Thursday, July 23, 2015

Day 8: Ivanhoe Girls' Grammar School and Billanook College

Today I visited two Pauls: Paul Fitz-Gerald at Ivanhoe Girls' Grammar School (IGSS) and Paul Fielding at Billanook College. A common thread between the two, aside from a mild geographical proximity, was the Space Camp they run in the summer. Students from both schools spend an entire week during their holiday break learning about aerodynamics and flight first hand. They go for a flight in a glider and also in a plane, launch model rockets, and design their own gliders. The camp looks fascinating- wish I could get all of my students together for a week in the summer to do something like this!

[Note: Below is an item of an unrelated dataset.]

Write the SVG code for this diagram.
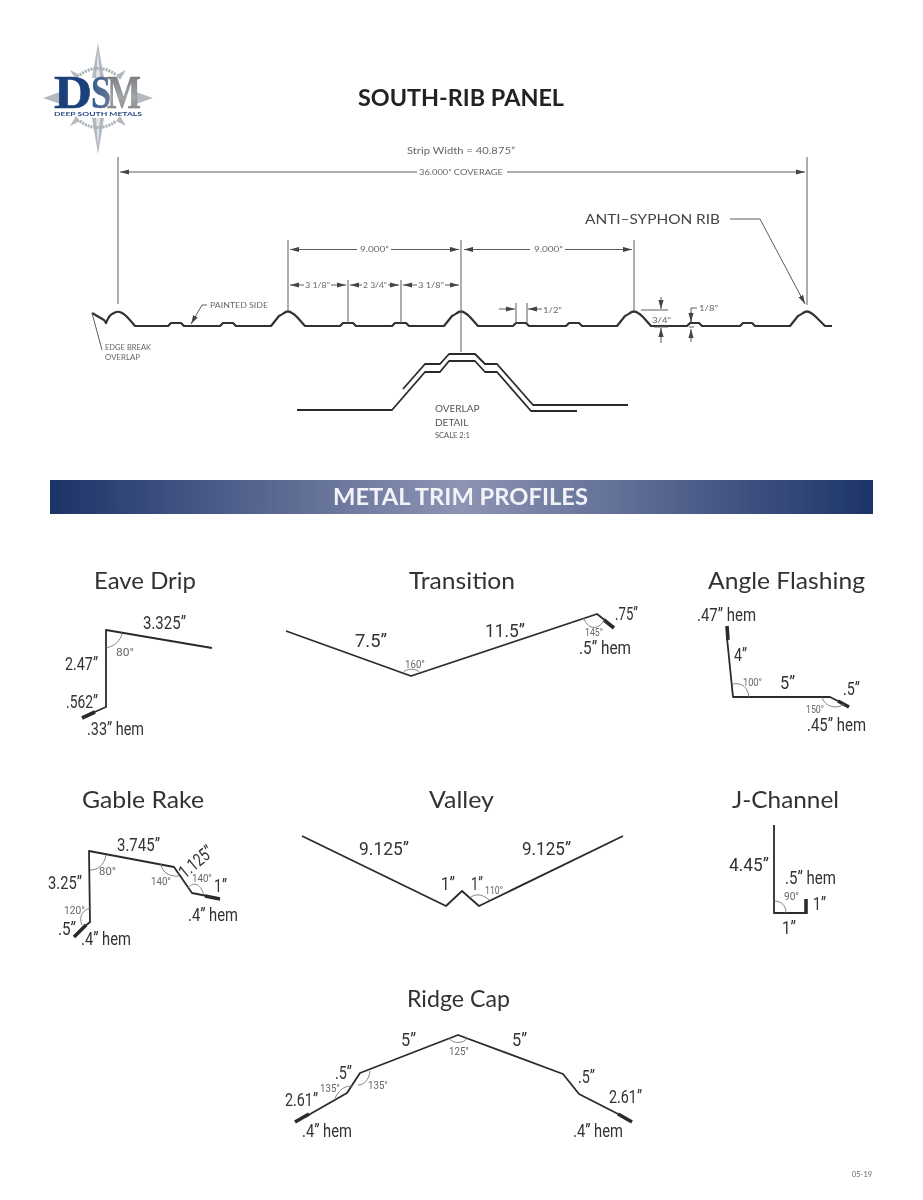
<svg xmlns="http://www.w3.org/2000/svg" width="923" height="1200" viewBox="0 0 923 1200">
<style>
.bg{fill:#fff}
.p{fill:none;stroke:#2b2b2b;stroke-width:1.8;stroke-linejoin:round}
.pr{fill:none;stroke:#333;stroke-width:2.2;stroke-linejoin:round}
.hem{fill:none;stroke:#2b2b2b;stroke-width:3.6}
.d{fill:none;stroke:#5c5c5c;stroke-width:1}
.a{fill:none;stroke:#777;stroke-width:.9}
.de{marker-end:url(#ae)}
text{font-family:"Lato","Open Sans","Liberation Sans",sans-serif}
.title{font-size:23px;fill:#333}
.dt{font-size:8.5px;fill:#666}
.dts{font-size:7px;fill:#666}
.l{font-family:"Roboto","Liberation Sans",sans-serif;font-size:18px;fill:#333}
.an{font-family:"Roboto","Liberation Sans",sans-serif;font-size:10.500px;fill:#666}
.lg{font-family:"Liberation Serif",serif;font-weight:700;font-size:46px}
</style>
<defs>
<marker id="ae" markerUnits="userSpaceOnUse" markerWidth="10" markerHeight="6" refX="9" refY="3" orient="auto"><path d="M0 .4 9 3 0 5.6z" fill="#444"/></marker>
<linearGradient id="band"><stop offset="0" stop-color="#1c3468"/><stop offset=".5" stop-color="#8d94b4"/><stop offset="1" stop-color="#1c3468"/></linearGradient>
<linearGradient id="sg"><stop offset="0" stop-color="#33598f"/><stop offset="1" stop-color="#6f7c8c"/></linearGradient>
<linearGradient id="mg" x1="0" y1="0" x2="0" y2="1"><stop offset="0" stop-color="#6b6e72"/><stop offset=".6" stop-color="#a3a6a9"/><stop offset="1" stop-color="#77797c"/></linearGradient>
<filter id="soft" x="0" y="0" width="100%" height="100%"><feGaussianBlur stdDeviation=".5"/></filter>
</defs>
<rect class="bg" width="923" height="1200"/>
<g filter="url(#soft)">

<g id="logo">
<path d="M98 43 104 78H92ZM92 118H104L98 154ZM43 98 60 92V104ZM153 98 136 92V104Z" fill="#b3b9c0"/>
<path d="M98 50 100 78H96ZM96 118H100L98 148Z" fill="#e4e7ea"/>
<path d="M70 70 80 75 76 80ZM126 70 116 75 120 80ZM70 126 80 121 76 116ZM126 126 116 121 120 116Z" fill="#b3b9c0"/>
<path d="M80 75A28 28 0 0 1 116 75M80 121A28 28 0 0 0 116 121" fill="none" stroke="#a8aeb5" stroke-width="3" stroke-dasharray="2 1"/>
<text class="lg" x="54" y="108" fill="#1d3f7c" stroke="#1d3f7c" stroke-width=".6" textLength="38" lengthAdjust="spacingAndGlyphs">D</text>
<text class="lg" x="91" y="108" fill="url(#sg)" stroke="#33598f" stroke-width=".4" textLength="20" lengthAdjust="spacingAndGlyphs">S</text>
<text class="lg" x="107" y="108" fill="url(#mg)" stroke="#77797c" stroke-width=".4" textLength="34" lengthAdjust="spacingAndGlyphs">M</text>
<text x="54" y="115.500" font-size="5" font-weight="700" fill="#2a4a85" textLength="88" lengthAdjust="spacingAndGlyphs">DEEP SOUTH METALS</text>
</g>

<g id="panel-title"><text x="358" y="106" font-size="22" font-weight="700" fill="#222" textLength="206" lengthAdjust="spacingAndGlyphs">SOUTH-RIB PANEL</text></g>

<g id="panel-profile">
<path class="pr" d="M92 313 104 320 106 323Q109 315 113 313.500Q118 310 123 313.500Q126 315 135 326H168L171 323H181L184 326H220L223 323H233L236 326H271L279 316Q283 314 284 313Q288 310 292 313Q294 314 297 317L305 326H340L343 323H353L356 326H392L395 323H406L409 326H444L452 316Q456 314 457 313Q461 310 465 313Q467 314 470 317L478 326H513L516 323H526L529 326H566L569 323H579L582 326H617L625 316Q629 314 630 313Q634 310 638 313Q640 314 643 317L651 326H687L690 323H699L702 326H740L743 323H752L755 326H790L798 316Q802 314 803 313Q807 310 811 313Q813 314 816 317L825 326H832"/>
</g>

<g id="overlap-detail">
<path class="p" d="M297 410H392L425 372H440L449 361H475L485 372H497L531 411H577"/>
<path class="p" d="M403 389 425 364H440L449 354H475L485 364H497L533 405H628"/>
<text x="435" y="412" font-size="10" fill="#555">OVERLAP</text>
<text x="435" y="426" font-size="10" fill="#555">DETAIL</text>
<text x="435" y="438" font-size="7.500" fill="#555">SCALE 2:1</text>
</g>

<g id="connectors">
<path class="d" d="M118 157V304M807 157V305M288 240V311M461 240V352M634 240V311M348 280V323M401 280V323M516 303V323M527 303V323"/>
<path class="d de" d="M417 172H120"/>
<path class="d de" d="M507 172H805"/>
<path class="d de" d="M357 249.500H290"/>
<path class="d de" d="M391 249.500H459"/>
<path class="d de" d="M530 249.500H464"/>
<path class="d de" d="M565 249.500H632"/>
<path class="d de" d="M304 285H290"/><path class="d de" d="M331 285H346"/>
<path class="d de" d="M362 285H350"/><path class="d de" d="M388 285H399"/>
<path class="d de" d="M417 285H403"/><path class="d de" d="M445 285H459"/>
<path class="d de" d="M499 309H515"/><path class="d de" d="M542 309H528"/>
<path class="d" d="M641 310H668M654 327H668"/>
<path class="d de" d="M661 297V309"/><path class="d de" d="M661 343V328"/>
<path class="d" d="M691 322V308H697M689 327H694"/>
<path class="d de" d="M691 312V322"/><path class="d de" d="M691 342V329"/>
<path class="d de" d="M730 219H760L805 304"/>
<path class="d de" d="M207 305H202L191 324"/>
<path class="d" d="M92 313 102 350"/>
</g>

<g id="panel-labels">
<text class="dt" x="407" y="154" textLength="108" lengthAdjust="spacingAndGlyphs">Strip Width = 40.875”</text>
<text class="dts" x="419" y="175" textLength="84" lengthAdjust="spacingAndGlyphs">36.000” COVERAGE</text>
<text class="dts" x="360" y="252" textLength="29" lengthAdjust="spacingAndGlyphs">9.000”</text>
<text class="dts" x="534" y="252" textLength="29" lengthAdjust="spacingAndGlyphs">9.000”</text>
<text class="dts" x="305" y="288" textLength="25" lengthAdjust="spacingAndGlyphs">3 1/8”</text>
<text class="dts" x="363" y="288" textLength="24" lengthAdjust="spacingAndGlyphs">2 3/4”</text>
<text class="dts" x="418" y="288" textLength="26" lengthAdjust="spacingAndGlyphs">3 1/8”</text>
<text class="dts" x="543" y="313" textLength="19" lengthAdjust="spacingAndGlyphs">1/2”</text>
<text class="dts" x="652" y="323" textLength="19" lengthAdjust="spacingAndGlyphs">3/4”</text>
<text class="dts" x="699" y="311" textLength="19" lengthAdjust="spacingAndGlyphs">1/8”</text>
<text x="585" y="224" font-size="14" fill="#444" textLength="135" lengthAdjust="spacingAndGlyphs">ANTI–SYPHON RIB</text>
<text class="dts" x="210" y="308" textLength="58" lengthAdjust="spacingAndGlyphs">PAINTED SIDE</text>
<text class="dts" x="105" y="350" textLength="46" lengthAdjust="spacingAndGlyphs">EDGE BREAK</text>
<text class="dts" x="105" y="360" textLength="35" lengthAdjust="spacingAndGlyphs">OVERLAP</text>
</g>

<g id="band"><rect x="50" y="480" width="823" height="34" fill="url(#band)"/><text x="333" y="505" font-size="22" font-weight="700" fill="#f2f3f7" textLength="255" lengthAdjust="spacingAndGlyphs">METAL TRIM PROFILES</text></g>

<g id="eave-drip">
<text class="title" x="94" y="589" textLength="102" lengthAdjust="spacingAndGlyphs">Eave Drip</text>
<path class="p" d="M212 648 106 630V707L90 714"/><path class="hem" d="M82 718 95 712"/>
<path class="a" d="M106 648C115 646 120 641 122 634"/>
<text class="l" x="143" y="629" textLength="43" lengthAdjust="spacingAndGlyphs">3.325”</text>
<text class="l" x="65" y="670" textLength="33" lengthAdjust="spacingAndGlyphs">2.47”</text>
<text class="l" x="66" y="708" textLength="32" lengthAdjust="spacingAndGlyphs">.562”</text>
<text class="l" x="87" y="735" textLength="57" lengthAdjust="spacingAndGlyphs">.33” hem</text>
<text class="an" x="116" y="656" textLength="18" lengthAdjust="spacingAndGlyphs">80°</text>
</g>

<g id="transition">
<text class="title" x="409" y="589" textLength="106" lengthAdjust="spacingAndGlyphs">Transition</text>
<path class="p" d="M286 631 411 676 597 614 606 621"/><path class="hem" d="M604 620 614 628"/>
<path class="a" d="M403 673C405 668 418 668 420 673M584 618C586 628 598 632 604 620"/>
<text class="l" x="355" y="647" textLength="32" lengthAdjust="spacingAndGlyphs">7.5”</text>
<text class="l" x="485" y="637" textLength="40" lengthAdjust="spacingAndGlyphs">11.5”</text>
<text class="an" x="405" y="668" textLength="20" lengthAdjust="spacingAndGlyphs">160°</text>
<text class="an" x="585" y="636" textLength="18" lengthAdjust="spacingAndGlyphs">145°</text>
<text class="l" x="615" y="620" textLength="23" lengthAdjust="spacingAndGlyphs">.75”</text>
<text class="l" x="579" y="654" textLength="52" lengthAdjust="spacingAndGlyphs">.5” hem</text>
</g>

<g id="angle-flashing">
<text class="title" x="708" y="589" textLength="157" lengthAdjust="spacingAndGlyphs">Angle Flashing</text>
<path class="p" d="M727 638 733 697H830L840 702"/><path class="hem" d="M727 626 728 640M838 701 849 707"/>
<path class="a" d="M733 684C742 682 748 688 749 697M822 697C825 708 838 709 844 704"/>
<text class="l" x="697" y="621" textLength="59" lengthAdjust="spacingAndGlyphs">.47” hem</text>
<text class="l" x="734" y="661" textLength="13" lengthAdjust="spacingAndGlyphs">4”</text>
<text class="an" x="743" y="686" textLength="19" lengthAdjust="spacingAndGlyphs">100°</text>
<text class="l" x="780" y="689" textLength="15" lengthAdjust="spacingAndGlyphs">5”</text>
<text class="l" x="843" y="695" textLength="17" lengthAdjust="spacingAndGlyphs">.5”</text>
<text class="an" x="806" y="713" textLength="18" lengthAdjust="spacingAndGlyphs">150°</text>
<text class="l" x="807" y="731" textLength="59" lengthAdjust="spacingAndGlyphs">.45” hem</text>
</g>

<g id="gable-rake">
<text class="title" x="82" y="808" textLength="122" lengthAdjust="spacingAndGlyphs">Gable Rake</text>
<path class="p" d="M84 927 90 922 89 851 174 867 192 893 207 896"/><path class="hem" d="M205 896 220 899M74 937 86 925"/>
<path class="a" d="M90 870C97 870 104 866 106 855M161 864C162 873 170 877 179 876M188 888C192 882 200 882 204 895M90 908C84 910 78 915 82 925"/>
<text class="l" x="117" y="851" textLength="43" lengthAdjust="spacingAndGlyphs">3.745”</text>
<text class="l" transform="translate(185 879) rotate(-40)" textLength="39" lengthAdjust="spacingAndGlyphs">1.125”</text>
<text class="an" x="151" y="885" textLength="20" lengthAdjust="spacingAndGlyphs">140°</text>
<text class="an" x="192" y="882" textLength="20" lengthAdjust="spacingAndGlyphs">140°</text>
<text class="l" x="214" y="892" textLength="13" lengthAdjust="spacingAndGlyphs">1”</text>
<text class="l" x="188" y="921" textLength="50" lengthAdjust="spacingAndGlyphs">.4” hem</text>
<text class="l" x="48" y="889" textLength="34" lengthAdjust="spacingAndGlyphs">3.25”</text>
<text class="an" x="64" y="914" textLength="21" lengthAdjust="spacingAndGlyphs">120°</text>
<text class="l" x="58" y="935" textLength="18" lengthAdjust="spacingAndGlyphs">.5”</text>
<text class="l" x="81" y="945" textLength="50" lengthAdjust="spacingAndGlyphs">.4” hem</text>
<text class="an" x="99" y="875" textLength="17" lengthAdjust="spacingAndGlyphs">80°</text>
</g>

<g id="valley">
<text class="title" x="429" y="808" textLength="65" lengthAdjust="spacingAndGlyphs">Valley</text>
<path class="p" d="M302 836 446 906 462 891 479 906 623 836"/>
<path class="a" d="M471 897C477 893 484 895 489 900"/>
<text class="l" x="359" y="855" textLength="50" lengthAdjust="spacingAndGlyphs">9.125”</text>
<text class="l" x="522" y="855" textLength="49" lengthAdjust="spacingAndGlyphs">9.125”</text>
<text class="l" x="441" y="890" textLength="14" lengthAdjust="spacingAndGlyphs">1”</text>
<text class="l" x="471" y="890" textLength="12" lengthAdjust="spacingAndGlyphs">1”</text>
<text class="an" x="485" y="894" textLength="18" lengthAdjust="spacingAndGlyphs">110°</text>
</g>

<g id="j-channel">
<text class="title" x="732" y="808" textLength="107" lengthAdjust="spacingAndGlyphs">J-Channel</text>
<path class="p" d="M774 825V913H806"/><path class="hem" d="M806 914V899"/>
<path class="a" d="M774 901C782 901 786 906 786 913"/>
<text class="l" x="729" y="871" textLength="40" lengthAdjust="spacingAndGlyphs">4.45”</text>
<text class="l" x="785" y="884" textLength="51" lengthAdjust="spacingAndGlyphs">.5” hem</text>
<text class="an" x="784" y="900" textLength="15" lengthAdjust="spacingAndGlyphs">90°</text>
<text class="l" x="813" y="910" textLength="13" lengthAdjust="spacingAndGlyphs">1”</text>
<text class="l" x="782" y="934" textLength="14" lengthAdjust="spacingAndGlyphs">1”</text>
</g>

<g id="ridge-cap">
<text class="title" x="407" y="1007" textLength="103" lengthAdjust="spacingAndGlyphs">Ridge Cap</text>
<path class="p" d="M305 1117 347 1093 360 1073 458 1035 563 1074 579 1094 622 1116"/><path class="hem" d="M295 1122 309 1114M618 1114 632 1122"/>
<path class="a" d="M449 1038C452 1044 464 1044 467 1038M335 1098C340 1088 346 1086 352 1086M358 1085C364 1085 369 1080 370 1071"/>
<text class="l" x="401" y="1046" textLength="15" lengthAdjust="spacingAndGlyphs">5”</text>
<text class="l" x="512" y="1046" textLength="15" lengthAdjust="spacingAndGlyphs">5”</text>
<text class="an" x="449" y="1055" textLength="20" lengthAdjust="spacingAndGlyphs">125°</text>
<text class="l" x="335" y="1079" textLength="17" lengthAdjust="spacingAndGlyphs">.5”</text>
<text class="an" x="320" y="1092" textLength="20" lengthAdjust="spacingAndGlyphs">135°</text>
<text class="an" x="368" y="1089" textLength="20" lengthAdjust="spacingAndGlyphs">135°</text>
<text class="l" x="285" y="1106" textLength="33" lengthAdjust="spacingAndGlyphs">2.61”</text>
<text class="l" x="578" y="1083" textLength="17" lengthAdjust="spacingAndGlyphs">.5”</text>
<text class="l" x="609" y="1103" textLength="33" lengthAdjust="spacingAndGlyphs">2.61”</text>
<text class="l" x="302" y="1137" textLength="50" lengthAdjust="spacingAndGlyphs">.4” hem</text>
<text class="l" x="573" y="1137" textLength="50" lengthAdjust="spacingAndGlyphs">.4” hem</text>
</g>

<g id="footer"><text x="852" y="1177" font-size="7" fill="#666" textLength="20" lengthAdjust="spacingAndGlyphs">05-19</text></g>
</g>
</svg>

Before I forget, Paul Fielding showed me a really neat camera called a Key Cam that uses a micro SD card and is affordable enough to be attached to a rocket. The footage is remarkably good and the unit is affordable enough that it's not the end of the world if it doesn't survive the landing.

I observed a year 10 class at IGSS that was studying inertia. Well, actually a pair of them running simultaneously with different stations, and the students moved back and forth between the rooms depending on which experiment they were working on. The teachers (Paul and Dina) had planned this out ahead of time and it seemed to go really smoothly. The activities were engaging and were presented in the form of real-world scenarios- pushing a heavy shopping cart, collisions between cars, etc. 

Many teachers here, like as Dina, Giselle, and Paul Fielding, were actually engineers first before becoming teachers. The undergraduate degree doesn't matter too much- the teachers either got a one-year postgraduate diploma in teaching or a masters afterward. The diploma is being phased out and the only option for new teachers will be the masters route.

Billanook College feels like it's far removed from the city, but it just happens to have a large campus (with its own stream) and be situated next to a vineyard. It's an independent school, but it doesn't have an entrance exam, so it gets a wide economic cross-section of students. It has strong support services for students with learning disabilities and also for international students. One faculty member told me that while the campus is nice, their strength is in the programs they offer. The school has a day with five 65-minute periods on a 2 week rotation.

I observed a year 11 class that ran like a well-oiled machine. The students were running motion labs using inclined planes and trolleys (carts). They collected data via the Pasco Spark Systems. The only hiccup, which was really minor, was the transfer of the graphs to the students' Google Docs writeups. They have to take a picture with their device (iPads for years 7-9, BYOD after that (laptop and phone/tablet) and then insert it into google docs via drive. It worked fine and the students had an excellent handle on using the devices after having them for so long. Side note: Paul Fitz-Gerald's school had an interesting way to let the students know the expectations for how iPads were to be used during the lesson:

Too few students at my school use devices in this manner, so it's not really applicable, but I liked the idea.

There was 1 female student out of two classes that total roughly 22 students. Paul Fielding told me that the state average is 20% female for year 11's, and 10% for year 12 courses.

After school Paul took me to the top of Mount Dandenong, which was spectacular. We then had dinner with his wife, a linguist, and the school's career counselor. It was fascinating to hear their perspectives.